● **WHAT TO PRODUCE**
Please copy out exactly, and only, the lines between the line with "Reproduce this chart with Apache ECharts." and the line with "var gray = '#595959';", both included. Pictures are to be omitted.

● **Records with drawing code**
--- START ---

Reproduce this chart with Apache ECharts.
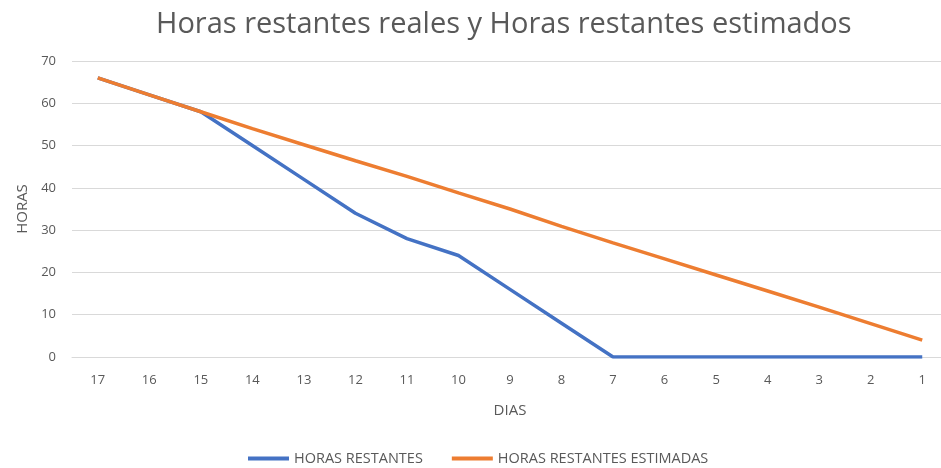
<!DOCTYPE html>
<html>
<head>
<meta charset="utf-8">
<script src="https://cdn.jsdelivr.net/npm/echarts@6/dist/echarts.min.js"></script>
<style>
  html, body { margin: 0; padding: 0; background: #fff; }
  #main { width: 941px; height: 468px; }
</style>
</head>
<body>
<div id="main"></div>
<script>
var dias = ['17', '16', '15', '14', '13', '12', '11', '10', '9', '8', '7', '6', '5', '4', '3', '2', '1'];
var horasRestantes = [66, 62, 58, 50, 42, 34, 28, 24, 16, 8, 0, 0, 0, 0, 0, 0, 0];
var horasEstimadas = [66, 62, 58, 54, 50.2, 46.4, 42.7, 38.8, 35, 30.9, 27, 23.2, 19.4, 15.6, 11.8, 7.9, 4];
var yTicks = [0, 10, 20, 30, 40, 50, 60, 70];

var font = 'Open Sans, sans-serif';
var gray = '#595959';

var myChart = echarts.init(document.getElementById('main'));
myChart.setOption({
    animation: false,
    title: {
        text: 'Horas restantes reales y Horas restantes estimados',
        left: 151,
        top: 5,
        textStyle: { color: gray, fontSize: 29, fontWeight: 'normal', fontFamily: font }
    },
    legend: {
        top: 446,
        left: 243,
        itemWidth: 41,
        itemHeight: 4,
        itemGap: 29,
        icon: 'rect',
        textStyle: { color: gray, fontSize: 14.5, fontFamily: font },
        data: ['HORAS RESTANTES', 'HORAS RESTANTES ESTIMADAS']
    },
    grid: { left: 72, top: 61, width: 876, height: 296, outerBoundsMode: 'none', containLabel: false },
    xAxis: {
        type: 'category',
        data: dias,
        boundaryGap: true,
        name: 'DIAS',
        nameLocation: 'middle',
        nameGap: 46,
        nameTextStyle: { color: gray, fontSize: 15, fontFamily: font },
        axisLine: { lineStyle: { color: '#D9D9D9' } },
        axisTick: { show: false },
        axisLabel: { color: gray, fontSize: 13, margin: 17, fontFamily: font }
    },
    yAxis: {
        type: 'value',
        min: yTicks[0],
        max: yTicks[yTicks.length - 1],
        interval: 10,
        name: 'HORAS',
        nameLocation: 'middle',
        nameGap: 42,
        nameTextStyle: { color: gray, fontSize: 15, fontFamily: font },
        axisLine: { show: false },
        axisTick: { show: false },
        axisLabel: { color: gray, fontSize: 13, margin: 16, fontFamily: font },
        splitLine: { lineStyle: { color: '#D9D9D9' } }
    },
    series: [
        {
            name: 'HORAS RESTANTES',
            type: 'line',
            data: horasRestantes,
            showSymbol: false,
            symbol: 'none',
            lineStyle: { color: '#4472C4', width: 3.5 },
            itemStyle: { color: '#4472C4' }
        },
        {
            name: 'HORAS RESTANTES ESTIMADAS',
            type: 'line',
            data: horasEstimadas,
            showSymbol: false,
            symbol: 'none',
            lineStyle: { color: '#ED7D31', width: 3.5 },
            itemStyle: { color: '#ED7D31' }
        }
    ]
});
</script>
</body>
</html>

--- END ---
--- START ---

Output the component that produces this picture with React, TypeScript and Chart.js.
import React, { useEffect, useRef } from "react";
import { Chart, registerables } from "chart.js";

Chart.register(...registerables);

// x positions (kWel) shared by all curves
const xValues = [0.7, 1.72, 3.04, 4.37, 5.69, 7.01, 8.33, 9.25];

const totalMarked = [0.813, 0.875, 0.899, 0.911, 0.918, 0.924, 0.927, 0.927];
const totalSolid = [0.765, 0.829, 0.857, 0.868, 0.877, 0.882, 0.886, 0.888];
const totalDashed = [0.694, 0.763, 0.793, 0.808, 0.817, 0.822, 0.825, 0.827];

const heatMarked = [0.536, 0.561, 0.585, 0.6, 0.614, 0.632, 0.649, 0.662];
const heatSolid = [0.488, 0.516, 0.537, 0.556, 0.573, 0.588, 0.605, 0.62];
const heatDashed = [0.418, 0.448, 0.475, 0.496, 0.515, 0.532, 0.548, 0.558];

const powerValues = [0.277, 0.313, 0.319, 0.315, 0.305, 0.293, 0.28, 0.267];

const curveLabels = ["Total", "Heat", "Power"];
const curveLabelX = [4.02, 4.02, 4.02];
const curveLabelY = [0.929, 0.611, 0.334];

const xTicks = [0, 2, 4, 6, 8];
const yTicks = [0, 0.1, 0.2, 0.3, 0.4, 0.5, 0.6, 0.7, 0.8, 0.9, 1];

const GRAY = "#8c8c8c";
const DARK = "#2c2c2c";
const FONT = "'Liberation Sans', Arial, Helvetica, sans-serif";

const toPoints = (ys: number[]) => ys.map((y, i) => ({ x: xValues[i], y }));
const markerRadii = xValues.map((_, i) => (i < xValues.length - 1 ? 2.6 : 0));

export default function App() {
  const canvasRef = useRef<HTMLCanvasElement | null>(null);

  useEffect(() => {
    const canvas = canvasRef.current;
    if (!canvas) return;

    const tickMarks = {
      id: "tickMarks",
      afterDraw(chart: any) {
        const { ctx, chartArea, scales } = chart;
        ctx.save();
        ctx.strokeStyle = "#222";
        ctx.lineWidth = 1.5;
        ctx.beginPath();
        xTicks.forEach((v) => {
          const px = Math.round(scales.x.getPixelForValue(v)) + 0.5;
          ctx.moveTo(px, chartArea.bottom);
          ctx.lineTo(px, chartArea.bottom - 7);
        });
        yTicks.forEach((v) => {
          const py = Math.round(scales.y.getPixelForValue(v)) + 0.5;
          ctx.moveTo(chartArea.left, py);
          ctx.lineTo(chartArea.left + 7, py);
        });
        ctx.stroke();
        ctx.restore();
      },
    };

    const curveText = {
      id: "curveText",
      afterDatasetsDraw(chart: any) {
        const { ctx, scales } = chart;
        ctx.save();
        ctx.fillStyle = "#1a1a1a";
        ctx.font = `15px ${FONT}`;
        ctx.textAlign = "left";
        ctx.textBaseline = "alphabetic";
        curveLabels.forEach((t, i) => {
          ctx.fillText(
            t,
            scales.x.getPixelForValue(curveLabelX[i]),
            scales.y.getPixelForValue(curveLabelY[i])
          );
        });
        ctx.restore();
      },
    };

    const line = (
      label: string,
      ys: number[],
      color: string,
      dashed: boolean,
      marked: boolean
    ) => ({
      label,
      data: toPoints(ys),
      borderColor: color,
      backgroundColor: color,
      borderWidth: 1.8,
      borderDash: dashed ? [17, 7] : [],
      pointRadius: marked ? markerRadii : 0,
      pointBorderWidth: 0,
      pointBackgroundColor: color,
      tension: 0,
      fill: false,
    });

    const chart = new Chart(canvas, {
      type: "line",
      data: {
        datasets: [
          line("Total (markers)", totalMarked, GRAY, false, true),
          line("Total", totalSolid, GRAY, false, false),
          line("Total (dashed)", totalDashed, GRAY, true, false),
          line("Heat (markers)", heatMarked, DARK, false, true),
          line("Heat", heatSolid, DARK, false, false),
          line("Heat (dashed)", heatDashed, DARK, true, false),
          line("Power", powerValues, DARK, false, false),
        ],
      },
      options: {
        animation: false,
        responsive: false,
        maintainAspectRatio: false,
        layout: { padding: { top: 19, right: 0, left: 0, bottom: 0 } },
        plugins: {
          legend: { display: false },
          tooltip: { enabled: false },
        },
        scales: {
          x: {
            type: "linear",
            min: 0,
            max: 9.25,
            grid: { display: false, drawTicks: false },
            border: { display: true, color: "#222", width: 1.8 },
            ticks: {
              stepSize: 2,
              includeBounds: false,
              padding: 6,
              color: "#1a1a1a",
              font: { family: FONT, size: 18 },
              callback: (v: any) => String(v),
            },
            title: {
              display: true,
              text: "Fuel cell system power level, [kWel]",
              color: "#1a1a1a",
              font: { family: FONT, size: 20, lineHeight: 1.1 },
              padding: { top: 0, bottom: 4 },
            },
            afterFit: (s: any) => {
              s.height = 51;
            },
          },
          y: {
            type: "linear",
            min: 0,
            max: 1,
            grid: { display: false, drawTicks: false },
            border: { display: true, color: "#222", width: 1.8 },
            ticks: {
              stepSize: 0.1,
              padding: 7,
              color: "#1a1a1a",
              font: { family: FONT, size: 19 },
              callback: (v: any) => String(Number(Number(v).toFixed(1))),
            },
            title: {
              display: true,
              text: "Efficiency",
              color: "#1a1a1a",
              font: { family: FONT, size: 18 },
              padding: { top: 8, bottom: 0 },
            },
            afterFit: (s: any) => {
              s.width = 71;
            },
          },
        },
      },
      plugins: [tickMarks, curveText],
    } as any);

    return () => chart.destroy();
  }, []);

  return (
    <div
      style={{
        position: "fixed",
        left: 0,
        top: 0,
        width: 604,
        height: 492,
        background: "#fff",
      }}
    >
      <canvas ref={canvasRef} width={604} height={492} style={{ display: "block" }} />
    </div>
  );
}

--- END ---
--- START ---

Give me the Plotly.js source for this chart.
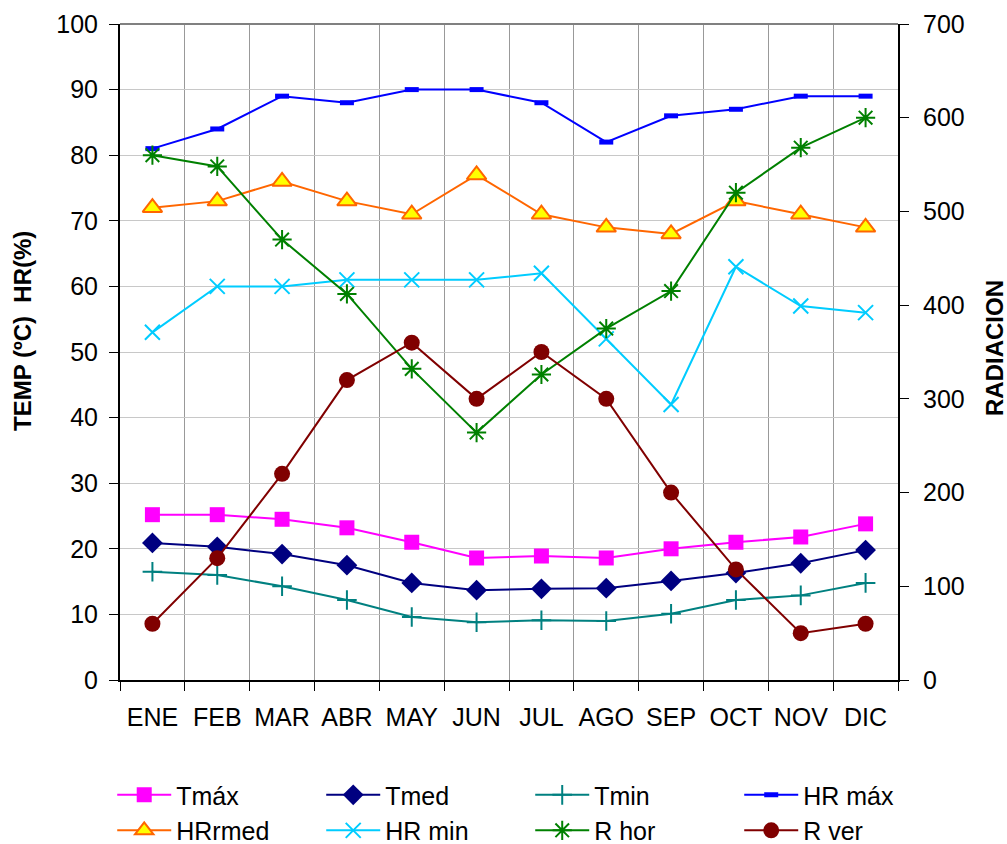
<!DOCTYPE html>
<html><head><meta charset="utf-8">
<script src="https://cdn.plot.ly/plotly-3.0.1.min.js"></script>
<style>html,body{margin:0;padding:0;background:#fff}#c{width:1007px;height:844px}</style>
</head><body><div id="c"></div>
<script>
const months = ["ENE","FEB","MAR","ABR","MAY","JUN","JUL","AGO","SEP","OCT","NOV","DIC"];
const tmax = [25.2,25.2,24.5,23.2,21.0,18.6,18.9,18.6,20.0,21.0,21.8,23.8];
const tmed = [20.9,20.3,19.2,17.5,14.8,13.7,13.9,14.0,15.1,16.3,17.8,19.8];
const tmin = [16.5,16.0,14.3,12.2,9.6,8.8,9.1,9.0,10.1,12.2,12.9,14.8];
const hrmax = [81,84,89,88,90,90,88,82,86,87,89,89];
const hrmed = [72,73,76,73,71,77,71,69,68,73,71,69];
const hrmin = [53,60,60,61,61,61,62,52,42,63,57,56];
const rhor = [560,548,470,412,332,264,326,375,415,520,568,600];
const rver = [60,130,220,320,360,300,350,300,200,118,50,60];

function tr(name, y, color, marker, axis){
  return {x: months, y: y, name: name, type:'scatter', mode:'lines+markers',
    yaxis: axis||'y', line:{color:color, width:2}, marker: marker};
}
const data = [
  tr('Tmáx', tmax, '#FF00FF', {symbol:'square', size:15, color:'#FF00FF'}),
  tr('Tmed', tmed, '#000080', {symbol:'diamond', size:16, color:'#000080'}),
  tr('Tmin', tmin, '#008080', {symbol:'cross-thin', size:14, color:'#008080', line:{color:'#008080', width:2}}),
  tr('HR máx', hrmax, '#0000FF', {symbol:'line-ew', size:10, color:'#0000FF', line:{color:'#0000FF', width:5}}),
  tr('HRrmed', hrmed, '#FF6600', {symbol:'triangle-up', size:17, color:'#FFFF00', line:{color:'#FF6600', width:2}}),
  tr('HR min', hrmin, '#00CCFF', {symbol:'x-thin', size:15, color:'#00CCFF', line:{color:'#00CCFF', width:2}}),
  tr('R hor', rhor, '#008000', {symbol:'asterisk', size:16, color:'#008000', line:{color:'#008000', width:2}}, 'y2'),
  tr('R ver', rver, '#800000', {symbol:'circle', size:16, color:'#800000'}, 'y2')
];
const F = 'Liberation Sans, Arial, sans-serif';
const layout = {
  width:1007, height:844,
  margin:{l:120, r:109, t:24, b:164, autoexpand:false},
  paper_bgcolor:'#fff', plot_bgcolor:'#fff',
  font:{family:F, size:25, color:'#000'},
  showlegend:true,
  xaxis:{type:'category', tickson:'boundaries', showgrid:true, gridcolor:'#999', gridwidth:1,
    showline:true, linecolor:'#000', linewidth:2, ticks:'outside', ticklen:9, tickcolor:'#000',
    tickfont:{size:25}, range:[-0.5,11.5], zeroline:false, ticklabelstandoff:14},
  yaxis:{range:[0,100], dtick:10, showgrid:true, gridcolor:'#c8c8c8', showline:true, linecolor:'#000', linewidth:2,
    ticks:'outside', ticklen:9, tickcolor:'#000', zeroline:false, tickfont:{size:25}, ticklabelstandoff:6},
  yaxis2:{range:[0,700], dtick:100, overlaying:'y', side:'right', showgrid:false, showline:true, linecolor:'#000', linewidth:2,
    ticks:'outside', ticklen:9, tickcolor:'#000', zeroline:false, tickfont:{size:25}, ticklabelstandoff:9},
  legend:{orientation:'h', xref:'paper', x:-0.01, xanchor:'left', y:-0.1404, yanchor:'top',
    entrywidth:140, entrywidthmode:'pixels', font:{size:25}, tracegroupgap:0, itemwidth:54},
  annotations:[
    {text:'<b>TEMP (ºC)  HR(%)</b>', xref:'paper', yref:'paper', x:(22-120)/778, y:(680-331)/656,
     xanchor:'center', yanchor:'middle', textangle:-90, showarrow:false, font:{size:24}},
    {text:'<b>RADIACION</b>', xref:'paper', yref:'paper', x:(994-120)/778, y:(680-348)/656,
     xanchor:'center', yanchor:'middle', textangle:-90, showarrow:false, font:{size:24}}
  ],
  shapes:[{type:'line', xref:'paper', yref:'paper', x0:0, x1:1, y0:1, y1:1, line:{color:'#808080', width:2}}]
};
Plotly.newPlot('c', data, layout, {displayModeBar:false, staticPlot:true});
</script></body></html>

--- END ---

● **EXERCISE SOLUTION**
Reproduce this chart with Apache ECharts.
<!DOCTYPE html>
<html>
<head>
<meta charset="utf-8">
<script src="https://cdn.jsdelivr.net/npm/echarts@6/dist/echarts.min.js"></script>
<style>
  html, body { margin: 0; padding: 0; background: #fff; }
  #main { width: 941px; height: 468px; }
</style>
</head>
<body>
<div id="main"></div>
<script>
var dias = ['17', '16', '15', '14', '13', '12', '11', '10', '9', '8', '7', '6', '5', '4', '3', '2', '1'];
var horasRestantes = [66, 62, 58, 50, 42, 34, 28, 24, 16, 8, 0, 0, 0, 0, 0, 0, 0];
var horasEstimadas = [66, 62, 58, 54, 50.2, 46.4, 42.7, 38.8, 35, 30.9, 27, 23.2, 19.4, 15.6, 11.8, 7.9, 4];
var yTicks = [0, 10, 20, 30, 40, 50, 60, 70];

var font = 'Open Sans, sans-serif';
var gray = '#595959';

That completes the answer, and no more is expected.